The Intuitionist by Colson Whitehead – The Department of Elevator Inspectors is divided between the good-old-boy Empiricists, who do everything by the book, and the Intuitionists, who are able to understand any defect an elevator has via meditation. Lila Mae is the first Black woman inspector; she’s an Intuitionist, and she is never wrong. When an elevator goes into freefall on her watch, the Empiricists jump at the chance to blame her… so she decides to start her own investigation into the incident, one that will lead her to a secret that will change her life forever.
Blood Colony by Tananarive Due – The blood of immortals is the source of a drug called “Glow,” which can cure almost any illness–including the scourge that is AIDS. But the people who make and distribute Glow are being murdered by a violent, fanatical sect linked to the Vatican… and ultimately, it’s up to one teenaged immortal girl to stop them before they take everything she loves.
Dhalgren by Samuel R. Delaney – In a dead city at the center of the United States, only madmen and criminals wander the streets. Into this place arrives a young man known only as the Kid, a poet and wanderer, who will uncover its mysteries.
Mindscape by Andrea Hairston – For 115 years, the world has been divided by the Barrier, created by an extraterrestrial and epi-dimensional entity seemingly intent on dividing humans into warring factions. A treaty has been painstakingly created to end the wars, but the architect is assassinated, much to the glee of the power-hungry politicians and religious fanatics who liked the conflict the way it was. It’s up to her protege, Elleni, to repair the shattered treaty.

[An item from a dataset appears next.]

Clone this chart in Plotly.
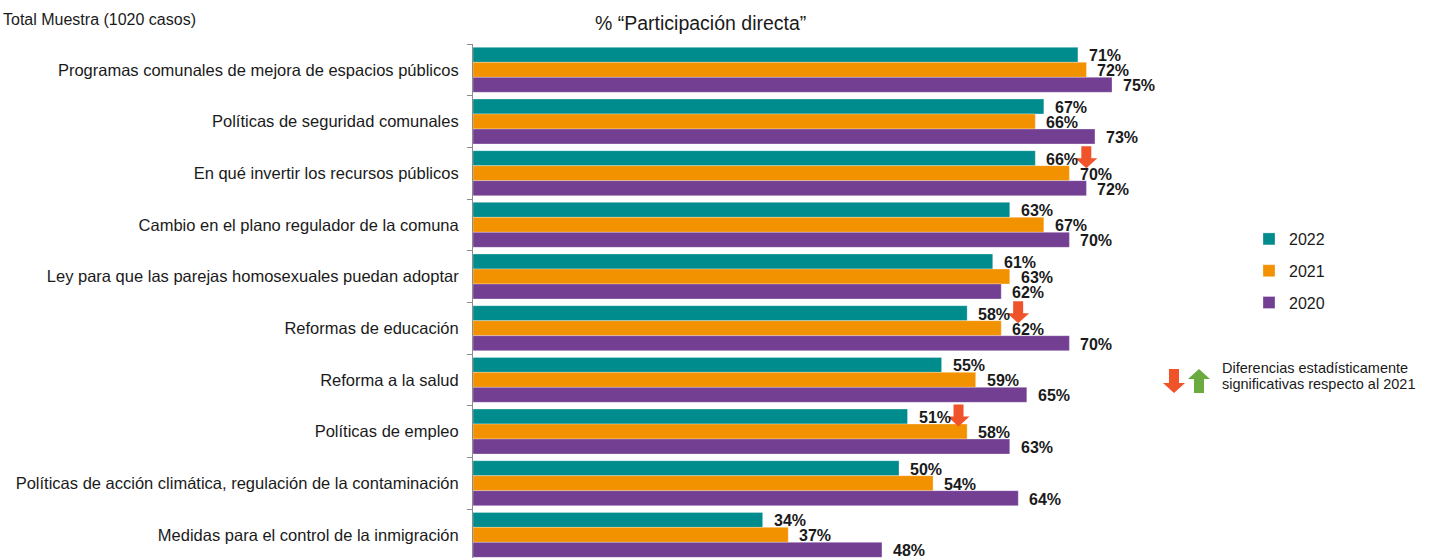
import plotly.graph_objects as go

categories = [
    "Programas comunales de mejora de espacios públicos",
    "Políticas de seguridad comunales",
    "En qué invertir los recursos públicos",
    "Cambio en el plano regulador de la comuna",
    "Ley para que las parejas homosexuales puedan adoptar",
    "Reformas de educación",
    "Reforma a la salud",
    "Políticas de empleo",
    "Políticas de acción climática, regulación de la contaminación",
    "Medidas para el control de la inmigración",
]
v2022 = [71, 67, 66, 63, 61, 58, 55, 51, 50, 34]
v2021 = [72, 66, 70, 67, 63, 62, 59, 58, 54, 37]
v2020 = [75, 73, 72, 70, 62, 70, 65, 63, 64, 48]
# significant change of 2022 vs 2021: -1 down, +1 up, 0 none
sig2022 = [0, 0, -1, 0, 0, -1, 0, -1, 0, 0]

W, H = 1436, 558
L, R, T, B = 473, 236, 44, 0
PW, PH = W - L - R, H - T - B
PX_PER_UNIT = 8.52
STEP = 51.67
BAR_PX = STEP * 0.87 / 3

def px(x):
    return (x - L) / PW

def py(y):
    return (H - B - y) / PH

series = [("2022", v2022, "#008B8C"), ("2021", v2021, "#F39200"), ("2020", v2020, "#723F93")]
fig = go.Figure()
annotations = []
for k, (name, vals, col) in enumerate(series):
    fig.add_trace(go.Bar(
        y=categories, x=vals, name=name, orientation="h",
        marker=dict(color=col, line=dict(color="rgba(255,255,255,0.6)", width=0.5)),
        legendgroup=name, hoverinfo="skip",
    ))
    for c, v in zip(categories, vals):
        annotations.append(dict(
            x=v, y=c, xref="x", yref="y", text=f"{v}%", showarrow=False,
            xanchor="left", yanchor="middle", xshift=9, yshift=(1 - k) * BAR_PX - 1,
            font=dict(family="Liberation Sans", size=16, color="#1a1a1a", weight="bold"),
        ))

shapes = []
for i, (v, s) in enumerate(zip(v2022, sig2022)):
    if s == 0:
        continue
    dx = 51
    dy = 16
    if s < 0:
        path = (f"M{dx-5},{dy+11} L{dx+5},{dy+11} L{dx+5},{dy-1} L{dx+11},{dy-1} "
                f"L{dx},{dy-11} L{dx-11},{dy-1} L{dx-5},{dy-1} Z")
        col = "#F0532A"
    else:
        path = (f"M{dx-5},{dy-11} L{dx+5},{dy-11} L{dx+5},{dy+1} L{dx+11},{dy+1} "
                f"L{dx},{dy+11} L{dx-11},{dy+1} L{dx-5},{dy+1} Z")
        col = "#6AAA3E"
    shapes.append(dict(type="path", xref="x", yref="y", xsizemode="pixel", ysizemode="pixel",
                       xanchor=v, yanchor=i, path=path, fillcolor=col, line=dict(width=0), layer="above"))

# legend-note arrows (paper)
def parr(cx, top, bottom, down, col):
    hw_s, hw_h = 5, 11
    mid = (top + bottom) / 2 + (2 if down else -2)
    if down:
        pts = [(cx - hw_s, top), (cx + hw_s, top), (cx + hw_s, mid), (cx + hw_h, mid), (cx, bottom), (cx - hw_h, mid), (cx - hw_s, mid)]
    else:
        pts = [(cx - hw_s, bottom), (cx + hw_s, bottom), (cx + hw_s, mid), (cx + hw_h, mid), (cx, top), (cx - hw_h, mid), (cx - hw_s, mid)]
    p = "M" + " L".join(f"{px(x):.5f},{py(y):.5f}" for x, y in pts) + " Z"
    return dict(type="path", xref="paper", yref="paper", path=p, fillcolor=col, line=dict(width=0))

shapes.append(parr(1174, 369, 393, True, "#F0532A"))
shapes.append(parr(1199, 369, 393, False, "#6AAA3E"))

annotations += [
    dict(text="% “Participación directa”", x=px(700), y=py(23), xref="paper", yref="paper",
         showarrow=False, xanchor="center", yanchor="middle",
         font=dict(family="Liberation Sans", size=19.5, color="#1a1a1a")),
    dict(text="Total Muestra (1020 casos)", x=px(1), y=py(20), xref="paper", yref="paper",
         showarrow=False, xanchor="left", yanchor="middle",
         font=dict(family="Liberation Sans", size=16, color="#1a1a1a")),
    dict(text="Diferencias estadísticamente", x=px(1220), y=py(368),
         xref="paper", yref="paper", showarrow=False, xanchor="left", yanchor="middle",
         font=dict(family="Liberation Sans", size=14.5, color="#1a1a1a")),
    dict(text="significativas respecto al 2021", x=px(1220), y=py(384),
         xref="paper", yref="paper", showarrow=False, xanchor="left", yanchor="middle",
         font=dict(family="Liberation Sans", size=14.5, color="#1a1a1a")),
]

fig.update_layout(
    width=W, height=H, margin=dict(l=L, r=R, t=T, b=B, pad=0, autoexpand=False),
    paper_bgcolor="white", plot_bgcolor="white",
    barmode="group", bargap=0.13, bargroupgap=0,
    showlegend=True,
    legend=dict(x=px(1249), y=py(222), xanchor="left", yanchor="top",
                font=dict(family="Liberation Sans", size=16, color="#1a1a1a"),
                tracegroupgap=8, itemwidth=30, bgcolor="rgba(0,0,0,0)"),
    xaxis=dict(range=[0, PW / PX_PER_UNIT], visible=False, fixedrange=True),
    yaxis=dict(type="category", categoryorder="array", categoryarray=categories,
               range=[-0.5 + PH / STEP, -0.5], showline=True, linecolor="#8c8c8c", linewidth=1,
               ticks="outside", tickson="boundaries", ticklen=5, tickcolor="#8c8c8c",
               ticklabelstandoff=10, fixedrange=True,
               showgrid=False, zeroline=False, automargin=False,
               tickfont=dict(family="Liberation Sans", size=16.5, color="#1a1a1a")),
    shapes=shapes, annotations=annotations,
    font=dict(family="Liberation Sans"),
)

fig.write_html("out.html", config={"displayModeBar": False},
               post_script="document.body.style.margin='0';document.body.style.overflow='hidden';")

Prey of the Gods by Nicky Drayden – A future South Africa rapidly advancing with personal robots and new renewable energy infrastructure is about to get hit with a triple whammy: a new hallucinogenic drug, an AI uprising, and an ancient demigoddess who wants to reclaim her power with a lot of human blood. It’s up to a quirky cast, each of whom has their own serious issues, to keep their bright future—or any future at all—alive.
Elysium by Jennifer Marie Brissett – I can’t do a punchier summary than this: “A computer program etched into the atmosphere has a story to tell, the story of two people, of a city lost to chaos, of survival and love. The program’s data, however, has been corrupted.”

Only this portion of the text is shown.